10/25/10 EOD Update - 6:30 PM

EOD Update - 6:30 PM


Here is a look at the MACD daily going back to 8/2009.
This may get the bears excited but then again, the bulls may get excited as well. You decide.

The case for the bulls:

Currently the histograms are sloping towards zero and the signal line is turning up right where it is backtesting a long term trendline that was rejected twice in September but then broke through in October.

The case for the bears:

Turn your attention to the ovals I have placed on the chart. They highlight a similar pattern that may be repeating right now. Look at the two ovals I have placed to highlight a potential pattern that may be repeating. The first oval represents the the setup towards the April-July decline .

Notice where I have the peaks (PK) labeled and the trough (TR) as well as the failed backtest.

Makes you wanna go hmmm....

EOD Update - 5:50 PM

Here's a channel I've had my eye on as well. I was speculating that the market may try to tap the upper channel before it's reversal.

I also like viewing the waves through different charting tools. It sorta helps to see it differently. And yes this is a slightly different variation to the count as well.

The top of the channel just so happens to hit 1203ish and up. We'll see.

I haven't been following along but read that tomorrow is a POMO day. Maybe that's the final push the market needs to hit the top.

EOD Update

Ok. It looks like the market found support at the top of the previous range at 1185. One thing I will not deny though is that there is a possibility this rally leg up may have completed today at 1195.35.

I apologize in advance if my 1st chart is too hard to follow. I had to incorporate most of the labels to show the main options I am looking at right now. I would have preferred to have shown my thoughts with the StrategyDesk platform but I just don't have access to it right now.

I believe there are three to follow:

1. We completed or nearly completed wave (4) of the wave (v) ending diagonal at the close
2. We are currently working on wave (C) of the triangle.
3. The rally since 8/27 topped today.

According to option 1, wave y of (4) =.618*w of (4) at the close. Wave (4) has also retraced (3) 38.2% and managed to stay above the trendline using the 10/19 and 10/21 lows.

Based on this option, I am expecting wave (5) starting around tomorrow.

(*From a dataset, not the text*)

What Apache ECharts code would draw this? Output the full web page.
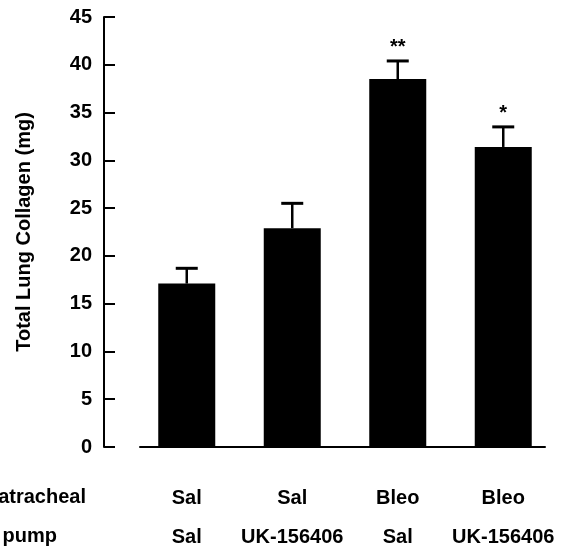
<!DOCTYPE html>
<html>
<head>
<meta charset="utf-8">
<script src="https://cdn.jsdelivr.net/npm/echarts@6/dist/echarts.min.js"></script>
<style>
html,body{margin:0;padding:0;background:#fff;}
#chart{width:565px;height:548px;}
</style>
</head>
<body>
<div id="chart"></div>
<script>
const intratracheal = ['Sal', 'Sal', 'Bleo', 'Bleo'];
const pump = ['Sal', 'UK-156406', 'Sal', 'UK-156406'];
const means = [17.1, 22.9, 38.5, 31.4];
const errors = [1.6, 2.6, 1.9, 2.1];
const stars = ['', '', '**', '*'];
const yTicks = { min: 0, max: 45, interval: 5 };

const categories = intratracheal.map((t, i) => t + '|' + pump[i]);
const FONT = 'Liberation Sans, Arial, sans-serif';

const chart = echarts.init(document.getElementById('chart'));
chart.setOption({
  backgroundColor: '#fff',
  animation: false,
  grid: [
    { left: 104, right: 9, top: 17, bottom: 101, outerBoundsMode: 'none', containLabel: false },
    { left: 134, right: 9, top: 17, bottom: 101, outerBoundsMode: 'none', containLabel: false },
    { left: 140, right: 20, top: 17, bottom: 101, outerBoundsMode: 'none', containLabel: false }
  ],
  xAxis: [
    { gridIndex: 0, type: 'category', data: [''], show: false },
    {
      gridIndex: 1, type: 'category', data: categories,
      axisLine: { show: false }, axisTick: { show: false },
      axisLabel: {
        interval: 0, margin: 32, lineHeight: 39, color: '#000',
        fontSize: 20, fontWeight: 'bold', fontFamily: FONT,
        formatter: (v, i) => intratracheal[i] + '\n' + pump[i]
      }
    },
    {
      gridIndex: 2, type: 'category', data: [''],
      axisLine: { show: true, lineStyle: { color: '#000', width: 2 } },
      axisTick: { show: false }, axisLabel: { show: false }
    }
  ],
  yAxis: [
    {
      gridIndex: 0, type: 'value', min: yTicks.min, max: yTicks.max, interval: yTicks.interval,
      name: 'Total Lung Collagen (mg)', nameLocation: 'middle', nameRotate: 90, nameGap: 70,
      nameTextStyle: { color: '#000', fontSize: 20, fontWeight: 'bold', fontFamily: FONT },
      axisLine: { show: true, lineStyle: { color: '#000', width: 2 } },
      axisTick: { show: true, inside: true, length: 11, lineStyle: { color: '#000', width: 2 } },
      splitLine: { show: false },
      axisLabel: { color: '#000', fontSize: 20, fontWeight: 'bold', fontFamily: FONT, margin: 12 }
    },
    { gridIndex: 1, type: 'value', min: yTicks.min, max: yTicks.max, show: false },
    { gridIndex: 2, type: 'value', min: yTicks.min, max: yTicks.max, show: false }
  ],
  graphic: [
    { type: 'text', x: 86, y: 497, style: { text: 'Intratracheal', align: 'right', verticalAlign: 'middle', font: 'bold 20px ' + FONT, fill: '#000' } },
    { type: 'text', x: 57, y: 536, style: { text: 'Osmotic pump', align: 'right', verticalAlign: 'middle', font: 'bold 20px ' + FONT, fill: '#000' } }
  ],
  series: [
    {
      type: 'bar', xAxisIndex: 1, yAxisIndex: 1, data: means, barWidth: 57,
      itemStyle: { color: '#000' }
    },
    {
      type: 'custom', xAxisIndex: 1, yAxisIndex: 1,
      data: means.map((m, i) => [i, m, errors[i]]),
      encode: { x: 0, y: 1 },
      renderItem: function (params, api) {
        const i = api.value(0), m = api.value(1), e = api.value(2);
        const top = api.coord([i, m + e]);
        const base = api.coord([i, m]);
        return {
          type: 'group',
          children: [
            { type: 'line', shape: { x1: top[0], y1: base[1], x2: top[0], y2: top[1] }, style: { stroke: '#000', lineWidth: 2.5 } },
            { type: 'line', shape: { x1: top[0] - 11, y1: top[1], x2: top[0] + 11, y2: top[1] }, style: { stroke: '#000', lineWidth: 3 } },
            { type: 'text', style: { text: stars[params.dataIndex], x: top[0], y: top[1] - 13, align: 'center', verticalAlign: 'middle', font: 'bold 20px ' + FONT, fill: '#000' } }
          ]
        };
      }
    }
  ]
});
</script>
</body>
</html>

This count losses momentum if the market breaches 1171.17 and is completely out if 1159.71 is taken out.

Based on option 2, we completed wave (B) of the triangle at today's high. The pullback that ensued is wave (C) in progress. This count is out if we breach 1159.71

Based on option 3, we topped today and should expect a reversal that will take out 1171.17 and 1159.71.

So in summary, the first area below to watch out for is 1171.17, which the market may signal that the top is in. However, I'm still leaning towards a move higher towards 1200-1218 to complete wave (v).

I have to run for now but will try to add to this post later.